You might want to sell everything you own and start over. But then you remember the calming words from Tom Bradley, former head of Phillips Hager & North mutual funds and now running his own shop, Steadyhand Investment Funds Inc.

It is not the time to bail out on your long-term plan. There may be more pain and suffering in the near term, but it will be nothing like the devastation clients experience when they make a radical shift at the wrong time (i.e. loading up on technology stocks in the late 1990s or moving into cash in 2003). When markets are extreme and volatile, it is a bad time to change direction. Your plan was put in place for just this circumstance.

So, what are you doing with your investments? Rejigging or staying put? Any tips for others as we head into what could be a long bear market?

13 comments

  1. Grampa Ken

    Jul 30 2008

    Short term bonds and credit union GICs (approx 1% higher rates than banks).

  2. brad

    Jul 30 2008

    I’m keeping everything right where it is.

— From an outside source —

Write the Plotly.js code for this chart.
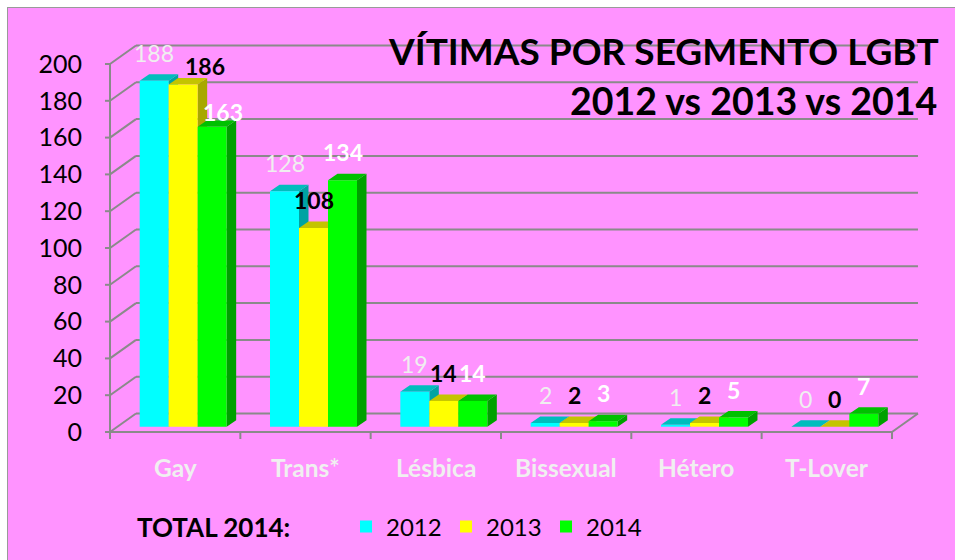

My RRSPs are 100% invested in index funds, plus I have a more diversified portfolio in a couple of retirement accounts (401k) in the U.S. from the years I worked there (I’m a dual citizen).

    Moving forward, I will probably diversify any new money I put into my RRSPs so it’s not totally in stocks. But I’m still about 15 years away from retirement, so I feel it’s way too early to think about moving money I’ve already invested.

    The value of my RRSP portfolio could drop right to zero and I wouldn’t bat an eye at this point.

  3. Susan

    Jul 30 2008

    Holding stocks with dividends that grow, a bit in energy, infrastructure and health. Will continue to hold and let my dividends carry me through.

  4. Potato

    Jul 31 2008

    I’ve just finished moving into equities. I used to keep a healthy year’s worth of food and rent costs in a high-interest savings account (what I call both my emergency fund and fixed income portion, though it’s not quite the same as a bond fund), but now stocks look cheap and interest rates have dropped to the point where I don’t think I’m even keeping up with inflation.

    So, boom, it all goes into the stock market, and I opened up a line of credit so I have liquidity if something happens and I do need that emergency fund.

  5. Charles in Vancouver

    Jul 31 2008

    Nobody really seems to agree on what the “real” outlook is… so I’m keeping my money in the same passive index funds as I would have chosen in a good market. Rebalance annually and keep my eye on it. Diversify to additional funds when I have the money for it.

  6. Grampa Ken

    Jul 31 2008

    I’ve been bearish for awhile and as a senior, I do not take a very long range outlook. Mine is mainly technical oriented. At the Big Picture blog, a DJ chart expresses how every Bull Market has been followed by a significant refractory period.

    http://bigpicture.typepad.com/comments/2005/12/100_year_bull_b.html

    Value line shows a long range chart in more detail from 1920.
    http://www.valueline.com/pdf/valueline_2003.pdf

    Of course, there are many other considerations.

  7. Truth or Talk

    Aug 20 2008

    One thing you generally do not want to own into a bear market is banks. Valuations are not that cheap and provisions are still low.

    While low provisions are generally perceived as a good thing, the reality is that provisions could go up dramatically as the Canadian economy worsens. For the industry as a whole, if provisions were to return to 1991 recession levels, the industry would lose $10 billion in profits.

  8. Josh Kinn

    Sep 18 2008

    In the recent days with the extreme rally of the markets, stay clear of gold companies.

    Yamana Resources, after a near 100 point increase in gold bullion prices, is trading at about 80 to 100 points below Kinross Corp!! There seems to be little rhyme or reason to gold company trading on the TSE these days.

  9. Amber Crawley

    Sep 18 2008

    Can anyone explain why gold companies are between $5 to $10 below their trading prices during the last time gold was near $950 an ounce?

    Today, gold hit near $920 and the gold companies that had peaked back when gold was in the $950 range are several dollars, at least, off their peak share price.

  10. Ash Trennor

    Sep 19 2008

    I’ve also noticed odd trading with gold companies. Yamana Gold was trading at -2% to its last day’s close. while Kinross Gold and Barrick Gold were at +1.6 and +1% to their previous day’s close.

    Considering that Yamana is almost half the trade value of Kinross and almost a quarter of that of Barrick, why does it have such a wide variance? Isn’t it the higher trading shares that usually show the bigger swings (all things proportional to their trading value). Is there some investor news to be known about Yamana Gold?

  11. Grace Kelly

    Sep 19 2008

    I have noticed the same odd trading with Yamana Gold in past weeks. It always lags Kinross and Barrick with much higher trade volumes. It’s almost as if more of it is being bought to control its trade value.

    Who is buying all the Yamana Gold shares these days?

  12. Ellen Roseman

    Sep 22 2008

    Check out what the experts are saying about Yamana here, http://stockchase.com/Company-sl–slq-ID-slv-Yamana–Gold–Inc..php

    I saw Jim Cramer’s TV show last week. He was always promoting Yamana Gold, but he’s not recommending it any more. He’s now boosting Goldcorp and Agnico-Eagle.